[RECORD SET start]
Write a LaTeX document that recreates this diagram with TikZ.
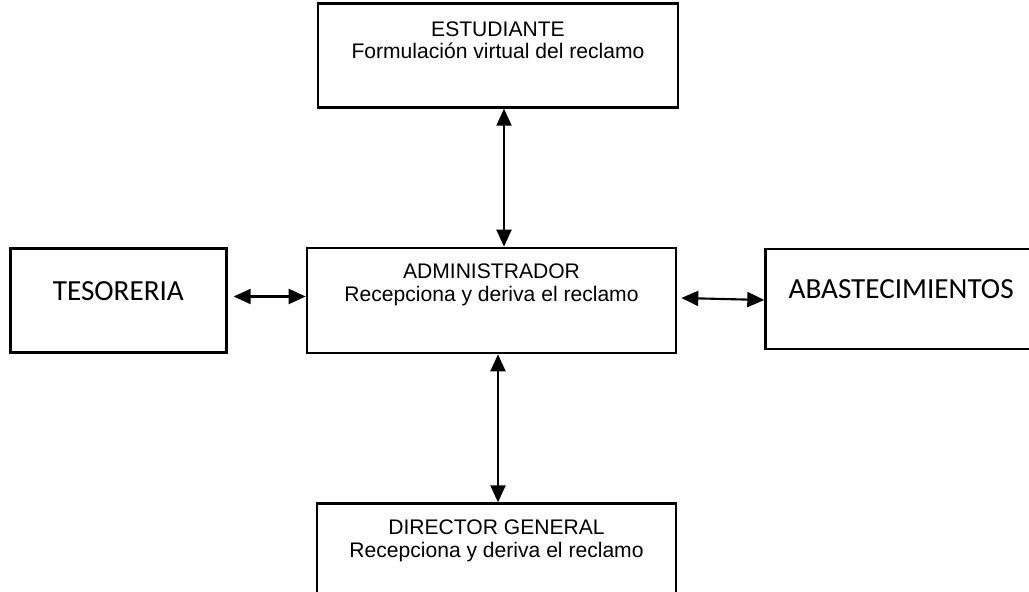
[RECORD SET end]
[RECORD SET start]
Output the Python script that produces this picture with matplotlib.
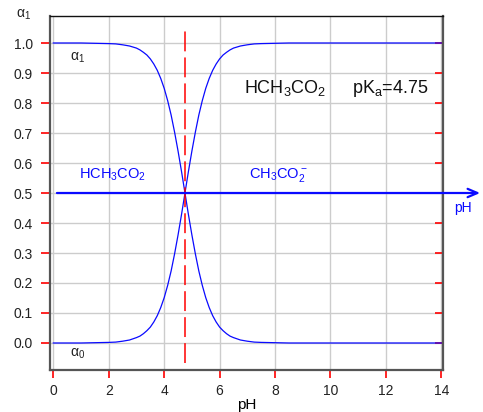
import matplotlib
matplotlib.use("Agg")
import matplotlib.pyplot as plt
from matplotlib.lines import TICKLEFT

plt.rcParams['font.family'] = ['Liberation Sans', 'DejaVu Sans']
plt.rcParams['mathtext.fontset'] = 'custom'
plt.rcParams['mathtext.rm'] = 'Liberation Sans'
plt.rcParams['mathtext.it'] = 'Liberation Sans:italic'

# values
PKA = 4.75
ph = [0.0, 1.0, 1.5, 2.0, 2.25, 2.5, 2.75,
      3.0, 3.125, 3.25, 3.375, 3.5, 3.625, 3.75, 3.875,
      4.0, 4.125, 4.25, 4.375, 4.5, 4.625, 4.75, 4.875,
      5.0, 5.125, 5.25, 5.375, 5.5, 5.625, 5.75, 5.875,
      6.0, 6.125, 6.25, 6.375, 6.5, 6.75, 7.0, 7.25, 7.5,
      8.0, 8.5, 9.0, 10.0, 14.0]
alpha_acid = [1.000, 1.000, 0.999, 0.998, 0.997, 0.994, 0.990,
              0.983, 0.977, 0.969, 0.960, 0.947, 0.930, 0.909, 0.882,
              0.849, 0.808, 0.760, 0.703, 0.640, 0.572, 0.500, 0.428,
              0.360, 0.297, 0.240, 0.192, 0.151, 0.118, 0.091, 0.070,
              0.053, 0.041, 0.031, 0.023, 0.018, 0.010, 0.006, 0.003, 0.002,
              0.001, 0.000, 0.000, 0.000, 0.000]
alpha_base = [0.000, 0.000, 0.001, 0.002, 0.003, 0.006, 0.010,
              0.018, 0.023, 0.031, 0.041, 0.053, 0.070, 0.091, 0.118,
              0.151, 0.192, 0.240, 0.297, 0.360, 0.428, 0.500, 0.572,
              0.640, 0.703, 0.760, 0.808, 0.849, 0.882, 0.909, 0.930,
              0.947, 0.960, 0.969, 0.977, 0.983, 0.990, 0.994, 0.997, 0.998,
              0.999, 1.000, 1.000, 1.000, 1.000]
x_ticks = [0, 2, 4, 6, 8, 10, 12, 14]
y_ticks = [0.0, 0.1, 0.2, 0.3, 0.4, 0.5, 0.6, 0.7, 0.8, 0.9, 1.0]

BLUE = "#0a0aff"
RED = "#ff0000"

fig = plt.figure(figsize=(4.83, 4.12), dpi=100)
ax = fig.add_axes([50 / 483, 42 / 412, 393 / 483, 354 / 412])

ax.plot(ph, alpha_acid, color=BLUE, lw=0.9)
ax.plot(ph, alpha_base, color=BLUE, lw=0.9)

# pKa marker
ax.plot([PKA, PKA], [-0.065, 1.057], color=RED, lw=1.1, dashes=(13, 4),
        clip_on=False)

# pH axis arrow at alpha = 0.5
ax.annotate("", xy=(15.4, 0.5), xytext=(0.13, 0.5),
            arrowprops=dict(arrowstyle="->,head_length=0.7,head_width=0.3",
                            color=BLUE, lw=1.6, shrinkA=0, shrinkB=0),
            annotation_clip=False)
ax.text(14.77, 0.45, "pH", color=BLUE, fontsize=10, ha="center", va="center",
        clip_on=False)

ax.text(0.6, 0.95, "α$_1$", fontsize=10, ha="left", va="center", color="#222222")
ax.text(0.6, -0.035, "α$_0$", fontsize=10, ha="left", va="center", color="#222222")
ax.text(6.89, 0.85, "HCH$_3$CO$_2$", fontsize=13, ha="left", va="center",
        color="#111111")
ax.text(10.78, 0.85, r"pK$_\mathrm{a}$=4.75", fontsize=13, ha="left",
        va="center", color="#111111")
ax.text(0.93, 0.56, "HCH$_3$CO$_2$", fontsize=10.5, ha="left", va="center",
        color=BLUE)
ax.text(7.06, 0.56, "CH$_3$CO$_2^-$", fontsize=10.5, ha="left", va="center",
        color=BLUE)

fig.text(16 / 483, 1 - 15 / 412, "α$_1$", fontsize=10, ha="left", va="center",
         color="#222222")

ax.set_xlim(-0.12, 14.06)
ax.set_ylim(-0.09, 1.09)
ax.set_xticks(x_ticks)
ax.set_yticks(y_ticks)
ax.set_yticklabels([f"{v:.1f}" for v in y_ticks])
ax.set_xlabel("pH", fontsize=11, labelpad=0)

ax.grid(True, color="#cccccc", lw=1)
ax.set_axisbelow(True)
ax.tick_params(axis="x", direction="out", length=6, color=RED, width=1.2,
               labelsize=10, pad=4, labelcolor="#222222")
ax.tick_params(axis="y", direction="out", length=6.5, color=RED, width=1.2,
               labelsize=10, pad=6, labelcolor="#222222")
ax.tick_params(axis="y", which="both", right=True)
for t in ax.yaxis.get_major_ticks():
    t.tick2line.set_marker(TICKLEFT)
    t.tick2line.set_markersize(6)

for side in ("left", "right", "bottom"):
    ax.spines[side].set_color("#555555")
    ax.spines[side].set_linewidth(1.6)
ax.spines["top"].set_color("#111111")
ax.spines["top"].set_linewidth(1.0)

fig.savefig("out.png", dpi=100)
[RECORD SET end]
## PROMPT
Go back to the lines above and output, exactly as they stand, the ones from the line containing "Output the Python" to the line containing "plt.rcParams['mathtext.it'] = 'Liberation". Leave all pictures behind.

## SOLUTION FOR THIS EXERCISE
Output the Python script that produces this picture with matplotlib.
import matplotlib
matplotlib.use("Agg")
import matplotlib.pyplot as plt
from matplotlib.lines import TICKLEFT

plt.rcParams['font.family'] = ['Liberation Sans', 'DejaVu Sans']
plt.rcParams['mathtext.fontset'] = 'custom'
plt.rcParams['mathtext.rm'] = 'Liberation Sans'
plt.rcParams['mathtext.it'] = 'Liberation Sans:italic'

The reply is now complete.